As I left the lady also gave me a bag of pure rock salt as she explained the health benefits associated with it. They both actually had a salt breather, which was meant to fill your body with minerals every time you breathe it in. This place was getting weirder and weirder, although a salt breather made more sense then the religious sentiment they were providing. I took the salt with gratitude, as I knew my body would be low on salt from all the sweating in this heat. The lady also filled a bottle up with salt water and it tasted horrific.
I left with a couple of homemade Anzac cookies, water, a bag of salt, two books and a bunch of other religious items in a small bag, sort of like a small show bag. I was keen on ditching the books due to weight, but for two reasons held onto them. Firstly I would have felt bad for the couple if they found them on the side of the road and secondly I wanted to recycle the paper.

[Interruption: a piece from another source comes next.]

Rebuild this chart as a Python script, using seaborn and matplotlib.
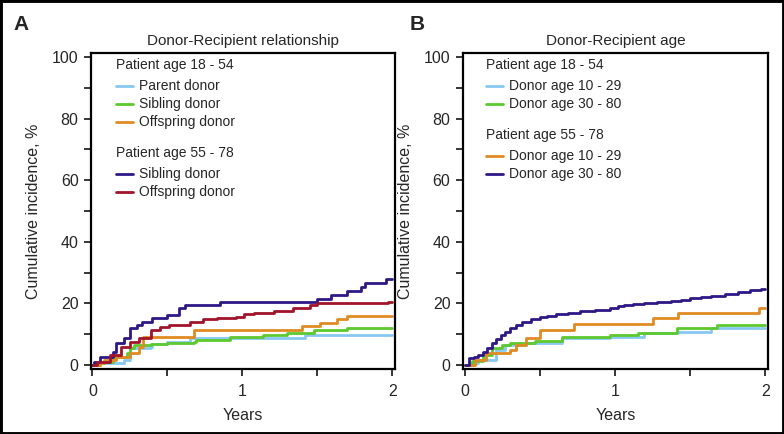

I pushed on for a further 95 km. This was a tough ride. Today has been the longest distance of riding I've done in this trip, and the km's feel somewhat multiplied by the heat. I ran low on water, literally having nothing as I pulled into town. I would've been in big trouble if I had any longer to go. About 10 km before Kimba, my final stop, a person stopped their car and waived me down for a bottle of water. I yelled out that I was very appreciative but kept going. I had good speed and was about to hit a hill. Being 10km off I wanted to keep going and also knew I was capable of getting in with the low water supply I had. It's good to know there's kind people out there though!
When I pulled into town I met some locals at the front of their house. This is a very small country town and the majority of its occupants have something to do in the agricultural sector. These people were cattle and wheat farmers and were very nice to me. They offered some water but I kindly declined as I thought I'd fill up from a tap in the roadhouse. After realising I had to pay for the tap water in the road house I went back and took the locals up on their offer. I managed to suss out where a free camp site was as well.
I pulled into the camp site and thought I'd be the only one here. It's stinking hot and I was covered in sweat so I found a hose in the park to give my self a good wash. After this I've gotten my dinner ready, only to have a bloke from W.A walk over and offered me a beer. He's also camping here. I was wrapped for the beer as it was nice and cold. I would've drank anything cold in this particular moment. Not long after this a four wheel drive with two good looking French girls pulled in. I almost thought I was dreaming, a free cold beer and then two good looking French girls!!
Time to enjoy my meal and get ready for another 110km tomorrow.